Went to bed at 4 in a strangers bed. woke up wearing scrubs, realized i was gonna be late for work so i just wore the same clothes as the day before... i don't have a toothbrush and im pretty sure there is leftover semen in my mouth. at some point i think i was at the beach cuz theres is sand in my underwear. i love newport already.
I just saw a man vacuming his front lawn. What is this world coming to?
every time I see Anne Hathaway all I can think is "my cousin fucked a guy who fucked her" and it makes me proud.... so I want to say thank you for being that cousin.

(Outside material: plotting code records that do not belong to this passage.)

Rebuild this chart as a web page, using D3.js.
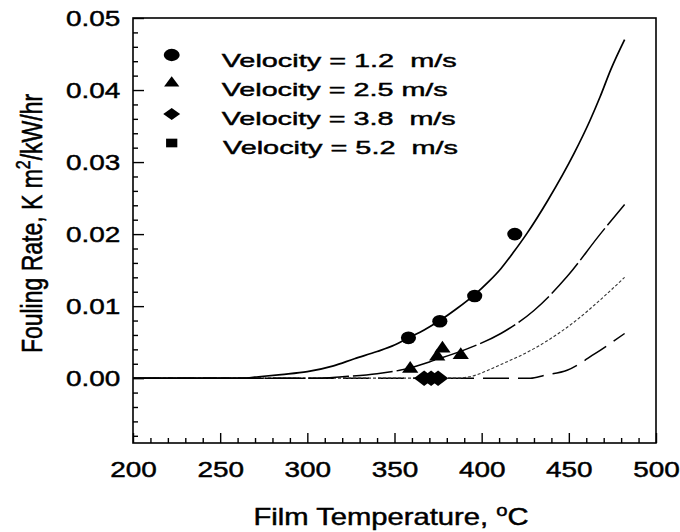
<!DOCTYPE html>
<html>
<head>
<meta charset="utf-8">
<script src="https://cdn.jsdelivr.net/npm/d3@7"></script>
<style>
  body { margin: 0; background: #fff; }
  svg { display: block; }
  text { font-family: "Liberation Sans", Arial, sans-serif; fill: #000; stroke: #000; stroke-width: 0.45px; }
</style>
</head>
<body>
<svg id="chart" width="680" height="532"></svg>
<script>
const W = 680, H = 532;
// scan is stretched sideways, so text and symbols get widened too
const stretch = 1.27;

const tempTicks = [200, 250, 300, 350, 400, 450, 500];
const rateTicks = [0.00, 0.01, 0.02, 0.03, 0.04, 0.05];

// fitted curves, [film temperature, fouling rate]
const curve12 = [[200,0],[262,0],[272,0.0002],[285,0.0005],[300,0.0009],[315,0.0017],[327,0.0027],[340,0.0037],[350,0.0046],[358,0.0056],[367,0.0067],[376,0.0080],[386,0.0097],[396,0.0116],[404,0.0134],[411,0.0152],[418,0.0174],[426,0.0201],[438,0.0247],[453,0.0312],[462,0.0357],[468,0.0391],[474,0.0428],[482,0.0470]];
const curve25 = [[200,0],[305,0],[320,0.0002],[340,0.0006],[353,0.0011],[360,0.0015],[373,0.0025],[392,0.0041],[411,0.0062],[430,0.0094],[449,0.0141],[468,0.0200],[482,0.0241]];
const curve38 = [[200,0],[385,0],[393,0.0002],[411,0.0019],[430,0.0041],[444,0.0062],[452,0.0076],[470,0.0113],[482,0.0140]];
const curve52 = [[200,0],[428,0],[436,0.0004],[449,0.0011],[465,0.0034],[482,0.0062]];

// measured points
const points12 = [[358,0.0056],[376,0.0079],[396,0.0114],[419,0.0200]];
const points25 = [[359,0.0013],[374.5,0.0030],[377.5,0.0041],[388,0.0032]];
const points38 = [[367,0],[371,0],[375,0]];

const legendLabels = ["Velocity = 1.2  m/s", "Velocity = 2.5 m/s", "Velocity = 3.8  m/s", "Velocity = 5.2  m/s"];

const svg = d3.select("#chart");
const x = d3.scaleLinear().domain([200, 500]).range([133, 656]);
const y = d3.scaleLinear().domain([-0.009, 0.05]).range([443, 18]);

// wide diamond like the scan
const wideDiamond = {
    draw(ctx, size) {
        const h = Math.sqrt(size / 2);
        ctx.moveTo(0, -h);
        ctx.lineTo(h * 1.1, 0);
        ctx.lineTo(0, h);
        ctx.lineTo(-h * 1.1, 0);
        ctx.closePath();
    }
};

// --- axes ---
const xMinor = d3.range(210, 500, 10).filter(v => v % 50 !== 0);
const yMinor = d3.range(-8, 50, 2).filter(v => v % 10 !== 0).map(v => v / 1000);

svg.append("g")
    .attr("transform", "translate(0,443)")
    .call(d3.axisBottom(x).tickValues(xMinor).tickSizeInner(-5).tickSizeOuter(0).tickFormat(""))
    .call(g => g.select(".domain").remove());

svg.append("g")
    .attr("transform", "translate(133,0)")
    .call(d3.axisLeft(y).tickValues(yMinor).tickSizeInner(-5).tickSizeOuter(0).tickFormat(""))
    .call(g => g.select(".domain").remove());

const xAxis = svg.append("g")
    .attr("transform", "translate(0,443)")
    .call(d3.axisBottom(x).tickValues(tempTicks).tickSizeInner(-10).tickSizeOuter(0).tickPadding(18))
    .call(g => g.select(".domain").remove());
xAxis.selectAll("text")
    .attr("font-size", 22)
    .attr("transform", `scale(${stretch},1)`);

const yAxis = svg.append("g")
    .attr("transform", "translate(133,0)")
    .call(d3.axisLeft(y).tickValues(rateTicks).tickSizeInner(-11).tickSizeOuter(0).tickPadding(10).tickFormat(d3.format(".2f")))
    .call(g => g.select(".domain").remove());
yAxis.selectAll("text")
    .attr("font-size", 22)
    .attr("transform", `scale(${stretch},1)`);

svg.selectAll(".tick line").attr("stroke", "#000").attr("stroke-width", 1.4);

// frame
svg.append("rect")
    .attr("x", x(200)).attr("y", y(0.05))
    .attr("width", x(500) - x(200)).attr("height", y(-0.009) - y(0.05))
    .attr("fill", "none").attr("stroke", "#000").attr("stroke-width", 1.6);

// --- curves ---
const line = d3.line()
    .x(d => x(d[0]))
    .y(d => y(d[1]))
    .curve(d3.curveMonotoneX);

const curves = [
    {data: curve52, dash: "26,9", width: 1.5, color: "#000"},
    {data: curve38, dash: "3,2", width: 1.1, color: "#333"},
    {data: curve25, dash: "40,4", width: 1.5, color: "#000"},
    {data: curve12, dash: null, width: 1.7, color: "#000"}
];
svg.selectAll(".curve")
    .data(curves)
    .enter().append("path")
    .attr("class", "curve")
    .attr("d", d => line(d.data))
    .attr("fill", "none")
    .attr("stroke", d => d.color)
    .attr("stroke-width", d => d.width)
    .attr("stroke-dasharray", d => d.dash);

// --- markers ---
function drawPoints(data, type, size) {
    svg.append("g").selectAll("path")
        .data(data)
        .enter().append("path")
        .attr("d", d3.symbol().type(type).size(size))
        .attr("transform", d => `translate(${x(d[0])},${y(d[1])}) scale(1.2,1)`)
        .attr("fill", "#000");
}
drawPoints(points12, d3.symbolCircle, 125);
drawPoints(points25, d3.symbolTriangle, 80);
drawPoints(points38, wideDiamond, 120);

// --- legend ---
const legendTypes = [
    {type: d3.symbolCircle, size: 118, sy: 55},
    {type: d3.symbolTriangle, size: 60, sy: 83},
    {type: wideDiamond, size: 70, sy: 114},
    {type: d3.symbolSquare, size: 75, sy: 143}
];
const legendBase = [67, 96, 125, 154];
const legendX = [221.7, 221.7, 221.7, 223];
const legendLen = [235, 226, 234, 235];

svg.append("g").selectAll("path")
    .data(legendTypes)
    .enter().append("path")
    .attr("d", d => d3.symbol().type(d.type).size(d.size)())
    .attr("transform", d => `translate(171.7,${d.sy}) scale(1.3,1)`)
    .attr("fill", "#000");

svg.append("g").selectAll("text")
    .data(legendLabels)
    .enter().append("text")
    .attr("x", (_, i) => legendX[i])
    .attr("y", (_, i) => legendBase[i])
    .attr("font-size", 19)
    .attr("textLength", (_, i) => legendLen[i])
    .attr("lengthAdjust", "spacingAndGlyphs")
    .style("white-space", "pre")
    .text(d => d);

// --- axis titles ---
const xTitle = svg.append("text")
    .attr("transform", `translate(391,525) scale(${stretch},1)`)
    .attr("text-anchor", "middle")
    .attr("font-size", 23);
xTitle.append("tspan").text("Film Temperature, ");
xTitle.append("tspan").attr("font-size", 16).attr("dy", -9).text("o");
xTitle.append("tspan").attr("dy", 9).text("C");

const yTitle = svg.append("text")
    .attr("transform", `translate(41.7,223.5) scale(${stretch},1) rotate(-90)`)
    .attr("text-anchor", "middle")
    .attr("font-size", 23);
yTitle.append("tspan").text("Fouling Rate, K m");
yTitle.append("tspan").attr("font-size", 16).attr("dy", -9).text("2");
yTitle.append("tspan").attr("dy", 9).text("/kW/hr");
</script>
</body>
</html>
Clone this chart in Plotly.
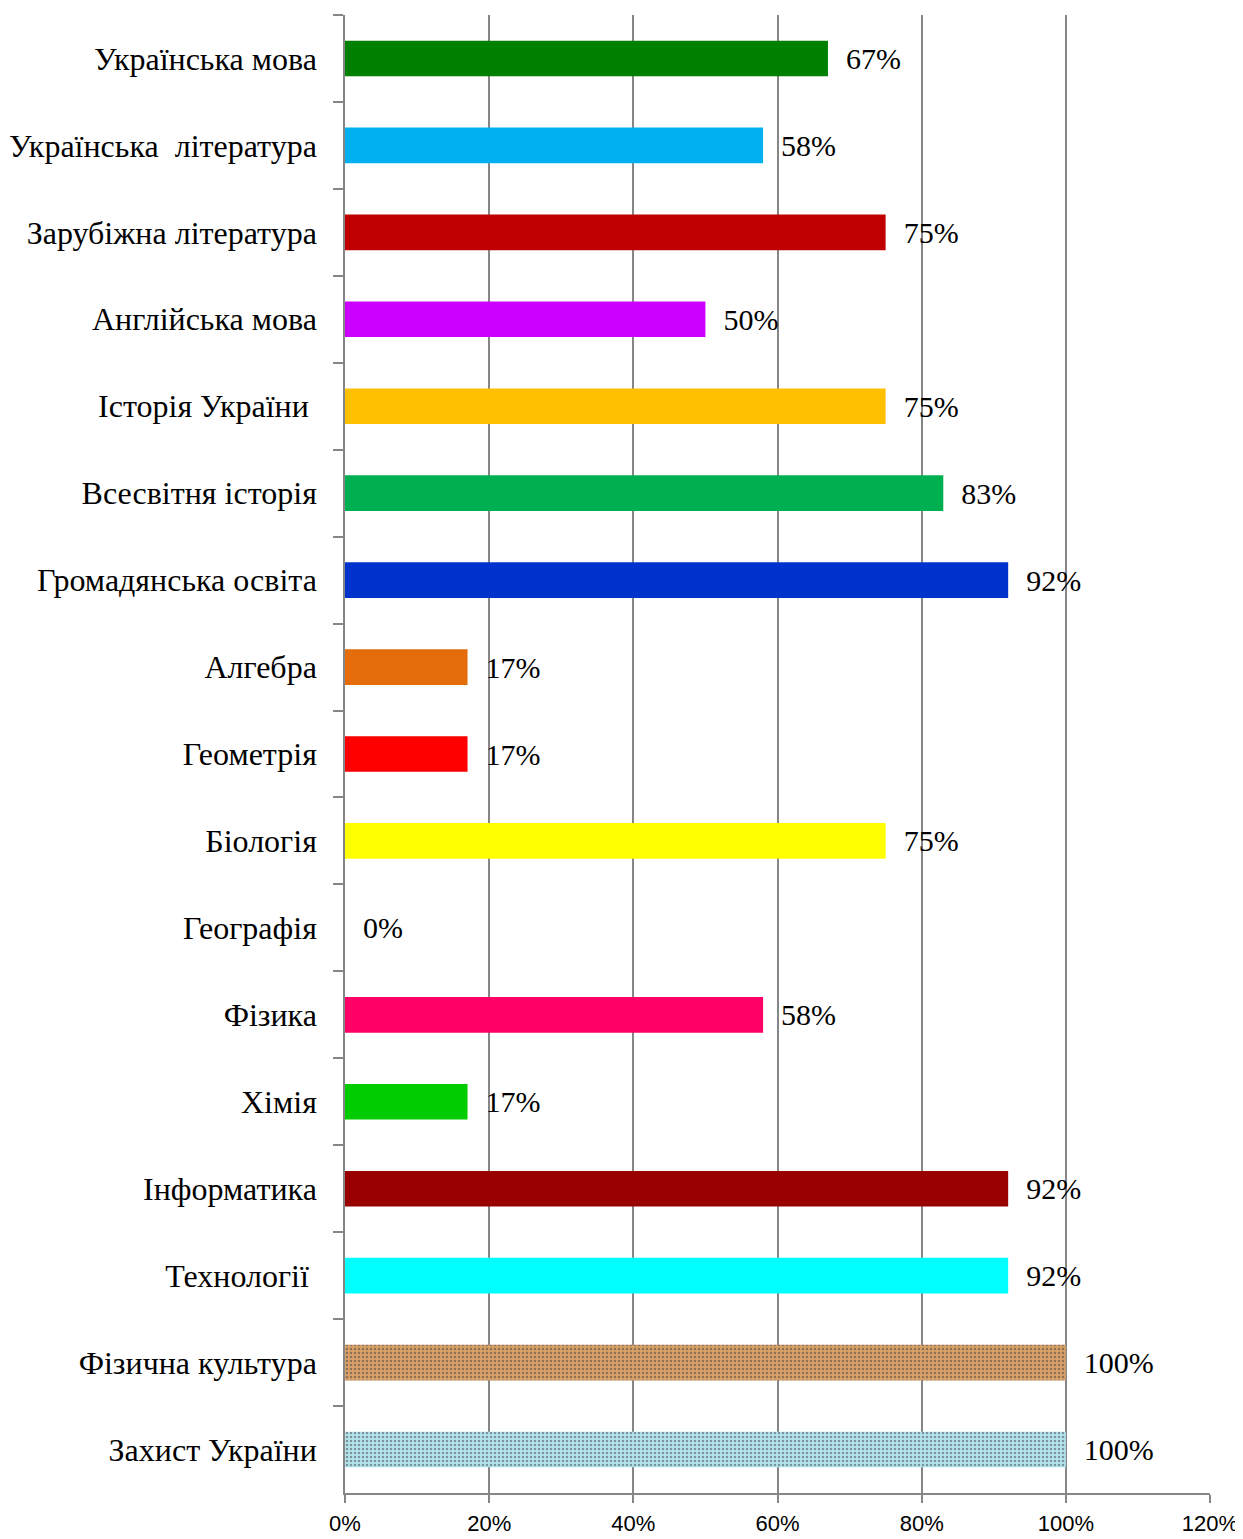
import plotly.graph_objects as go

subjects = [
    "Українська мова",
    "Українська\u00a0\u00a0література",
    "Зарубіжна література",
    "Англійська мова",
    "Історія України\u00a0",
    "Всесвітня історія",
    "Громадянська освіта",
    "Алгебра",
    "Геометрія",
    "Біологія",
    "Географія",
    "Фізика",
    "Хімія",
    "Інформатика",
    "Технології\u00a0",
    "Фізична культура",
    "Захист України",
]
shares = [0.67, 0.58, 0.75, 0.50, 0.75, 0.83, 0.92, 0.17, 0.17, 0.75,
          0.0, 0.58, 0.17, 0.92, 0.92, 1.00, 1.00]
bar_colors = ["#008000", "#00B0F0", "#C00000", "#CC00FF", "#FFC000", "#00B050",
              "#0033CC", "#E46C0A", "#FF0000", "#FFFF00", "#FFFFFF", "#FF0066",
              "#00CC00", "#990000", "#00FFFF", "#D9A068", "#B2E4EE"]
# textured bars (sand / water) approximated with plotly patterns
pat_shape = [""] * 15 + [".", "."]
pat_bg = ["#FFFFFF"] * 15 + ["#DCA66E", "#B6E5EF"]
pat_fg = ["#000000"] * 15 + ["#A86B3A", "#8FCAD8"]

serif = "Liberation Serif, Times New Roman, serif"
grid = "#868686"

fig = go.Figure()
fig.add_trace(go.Bar(
    x=shares,
    y=subjects,
    orientation="h",
    marker=dict(
        color=bar_colors,
        line=dict(width=0),
        pattern=dict(shape=pat_shape, bgcolor=pat_bg, fgcolor=pat_fg,
                     size=4, solidity=0.3, fillmode="overlay"),
    ),
    texttemplate="\u00a0\u00a0%{x:.0%}",
    textposition="outside",
    textfont=dict(family=serif, size=30, color="black"),
    cliponaxis=False,
    hoverinfo="skip",
))

# page body has an 8px margin, so the figure is a bit smaller than the window
fig.update_layout(
    width=1235,
    height=1531,
    paper_bgcolor="white",
    plot_bgcolor="white",
    margin=dict(l=337, r=33, t=7, b=46),
    bargap=0.59,
    showlegend=False,
    xaxis=dict(
        range=[0, 1.2],
        dtick=0.2,
        tickformat=".0%",
        automargin=False,
        showgrid=True,
        gridcolor=grid,
        gridwidth=1.5,
        showline=True,
        linecolor=grid,
        linewidth=1.5,
        ticks="outside",
        ticklen=8,
        tickcolor=grid,
        tickwidth=1.5,
        ticklabelstandoff=2,
        zeroline=False,
        tickfont=dict(family="Liberation Sans, Arial, sans-serif", size=22, color="black"),
    ),
    yaxis=dict(
        autorange="reversed",
        automargin=False,
        showline=True,
        linecolor=grid,
        linewidth=1.5,
        ticks="outside",
        tickson="boundaries",
        ticklen=10,
        tickcolor=grid,
        tickwidth=1.5,
        ticklabelstandoff=20,
        showgrid=False,
        tickfont=dict(family=serif, size=32, color="black"),
    ),
)

fig.write_html("out.html")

Don't be offended. I can't even stand sleeping next to my dildo after I'm done, let alone a whole person.
Well as our DD it was my responsibility to get us home safely. If that meant strapping you down to the backseat using all 3 seatbelts then so be it.
Yeah we can't find him. He left a note saying he left and isn't that drunk with what appears to be an attempt at the quadratic formula for proof. He also wrote down his number and left his phone by the note
I would compare it to a jeffrey but in smoothie form. More drugs in here than Bobby Brown's sock drawer.
It feels like im being cuddled by a thousand little smurf vaginas
He gave me such a powerful orgasm I blurted out I love you. This is why just rebouding out of a serouis relationship is awkward.
Not going to lie- I'm a little freaked out camping right now. This is one of those high activities you don't do by yourselves...or close to bears
Can we put this graduation on the shelf figuratively and go drink
i could have been the DD. this is ridiculous. i'm the most sober and getting the least ass.
BTW, you ever shave a dick into my dog, I'll cut you. I'll laugh first, but then I'll cut you
1st date with cop went weird. He yelled at me & we had a horrible date. Walking to the car I tripped & started bleeding & then he made out with me. Is it wrong that I want to see him again?
THIS IS WHY YOU NEED THERAPY!
I got all the way to work before I realized there were Trojans in my bra.